[Start of Material]
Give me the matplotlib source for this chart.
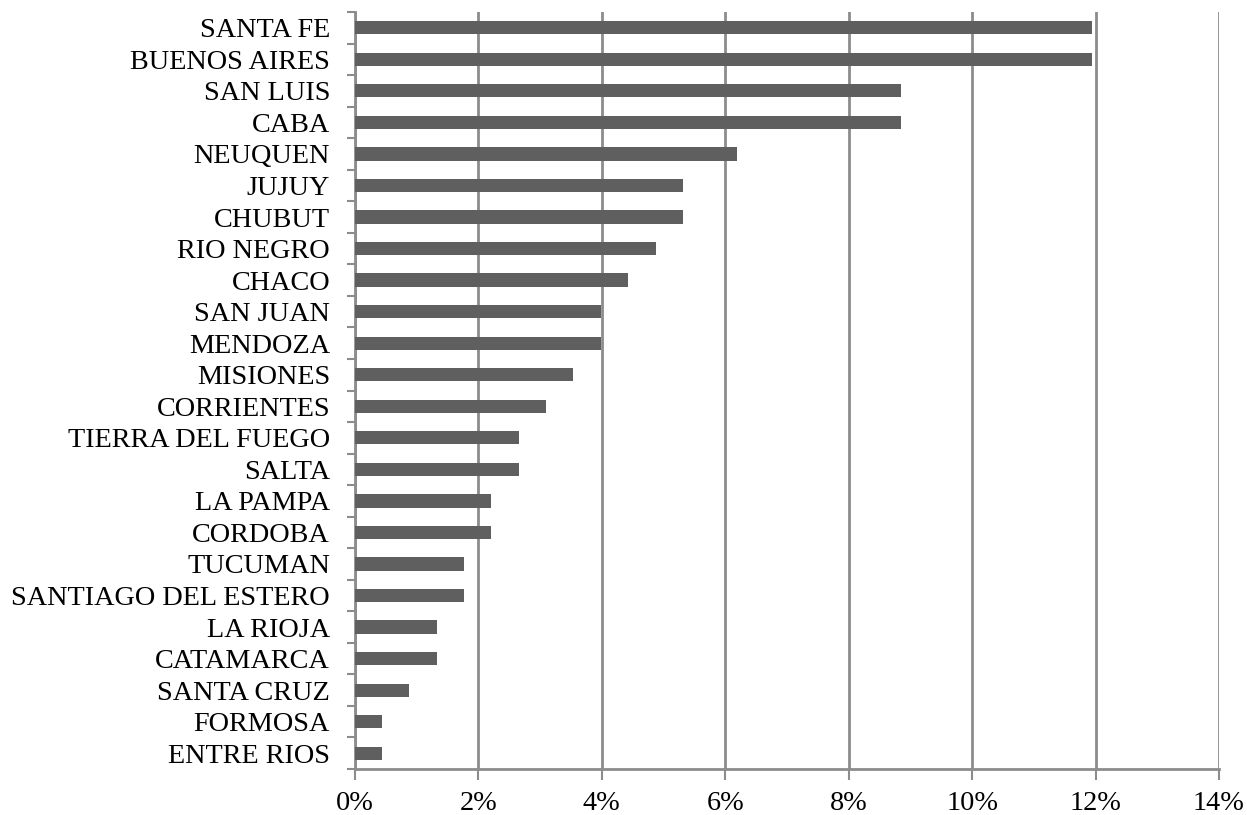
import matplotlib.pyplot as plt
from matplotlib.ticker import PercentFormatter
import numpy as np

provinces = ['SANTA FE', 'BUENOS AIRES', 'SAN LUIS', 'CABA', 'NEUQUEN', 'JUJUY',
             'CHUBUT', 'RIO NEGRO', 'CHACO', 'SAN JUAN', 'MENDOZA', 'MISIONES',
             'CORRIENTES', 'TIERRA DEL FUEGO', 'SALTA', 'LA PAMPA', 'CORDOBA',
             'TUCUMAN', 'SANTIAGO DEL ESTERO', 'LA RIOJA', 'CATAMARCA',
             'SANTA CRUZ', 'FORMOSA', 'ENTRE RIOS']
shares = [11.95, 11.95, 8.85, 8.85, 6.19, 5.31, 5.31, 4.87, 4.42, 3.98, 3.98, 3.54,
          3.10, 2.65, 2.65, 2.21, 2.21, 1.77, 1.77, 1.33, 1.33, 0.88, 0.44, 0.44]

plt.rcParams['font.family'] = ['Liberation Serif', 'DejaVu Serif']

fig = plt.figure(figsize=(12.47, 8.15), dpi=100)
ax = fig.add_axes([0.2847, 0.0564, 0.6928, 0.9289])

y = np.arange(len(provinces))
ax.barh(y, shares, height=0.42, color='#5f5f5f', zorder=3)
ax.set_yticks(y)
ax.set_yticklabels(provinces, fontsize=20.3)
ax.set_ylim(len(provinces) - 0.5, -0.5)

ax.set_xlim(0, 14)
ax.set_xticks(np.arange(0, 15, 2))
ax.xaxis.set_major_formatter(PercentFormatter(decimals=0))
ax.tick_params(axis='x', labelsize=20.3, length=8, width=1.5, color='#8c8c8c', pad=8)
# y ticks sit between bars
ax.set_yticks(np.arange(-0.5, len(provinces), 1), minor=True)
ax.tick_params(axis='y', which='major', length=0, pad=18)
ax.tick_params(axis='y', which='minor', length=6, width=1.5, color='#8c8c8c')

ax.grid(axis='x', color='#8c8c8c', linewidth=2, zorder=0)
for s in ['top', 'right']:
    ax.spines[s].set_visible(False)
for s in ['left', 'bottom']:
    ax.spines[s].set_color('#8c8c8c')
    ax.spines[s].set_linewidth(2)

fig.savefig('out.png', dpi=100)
[End of Material]
§ **Description of the task**
Pull every line containing "matplotlib" out of the data above.

§ **Full response**
Give me the matplotlib source for this chart.
import matplotlib.pyplot as plt
from matplotlib.ticker import PercentFormatter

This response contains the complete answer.